MADDEN: I’ve been in London for 14 years now. I think it is time for a change.

JOHN: Where would you like to be in five years’ time?

MADDEN: I have no idea. I want to be happy. I want to be settled, calmer than I have been in my twenties. I want to be in a solid place where I can keep trying to get better at what I’m doing.

JOHN: Were you wild in your twenties?

MADDEN: I think I was.

JOHN: Well, you’re Scottish for fuck’s sake. Have you got a temper?

MADDEN: I don’t have a temper. It’s a strange thing. I don’t have a lot of anger in me, or I have a lot of repressed anger — it’s one or the other. Anger is the easiest choice to make in acting or in life, but the easiest thing is never the most interesting. I think that’s why I’ve pushed anger out of my psyche.

JOHN: I’ve been successful for a long time, but I try to leave my persona onstage. I think you’ve known me long enough to know that’s quite true, and that my happiness is so important in my life.
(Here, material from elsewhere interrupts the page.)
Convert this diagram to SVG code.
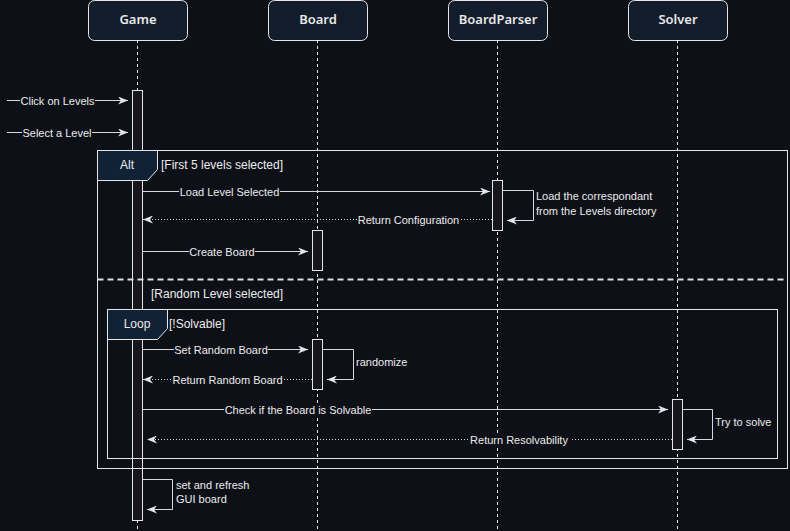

It wasn’t always the case. I became successful so quickly that my fame overtook my personal life and I didn’t have any balance. But you seem to have a little balance now in your life, at 32 years of age. That’s a nice thing. Would you ever do a blockbuster movie, like a Marvel movie or a Star Trek?
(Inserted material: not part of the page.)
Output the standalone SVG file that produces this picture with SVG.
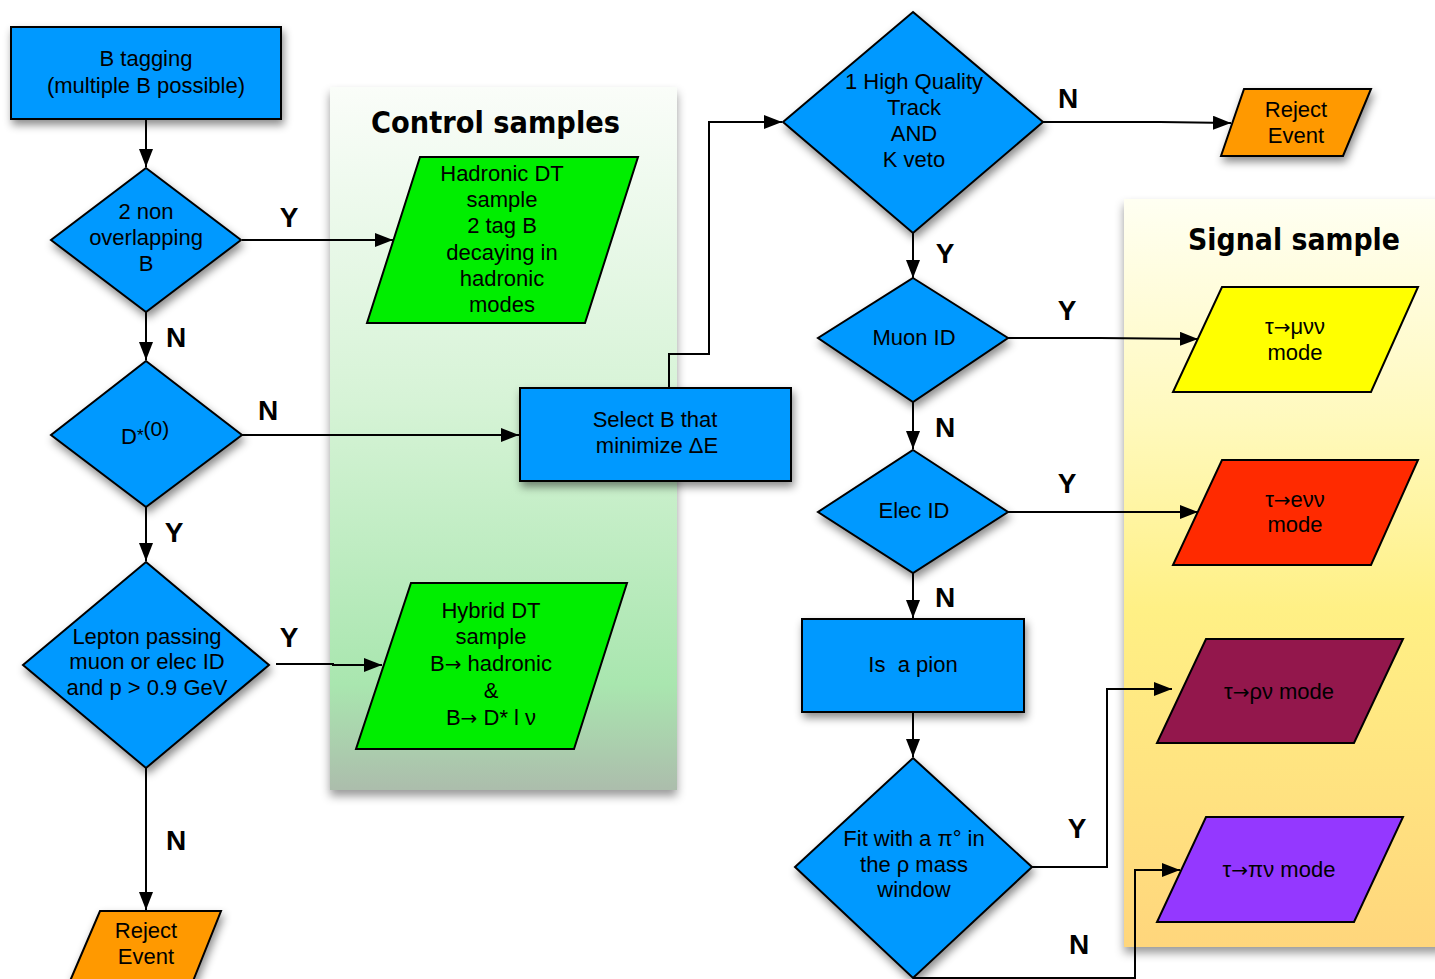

MADDEN: If it was the right thing. I’m just happy to give people entertainment. I don’t have to be doing these really intense parts all the time. I don’t think they’re always good for me to do, either.

JOHN: You get shoved down a cul-de-sac?

MADDEN: You learn different skills from doing different things. Slam me in a bunch of Lycra and ask me to be a superhero, okay. Let’s work out how to do that and be honest within it.

JOHN: I think your future is going to be so bright. And this is an amazing friendship we’ve started, and me at 71 years of age. I think that’s fucking amazing.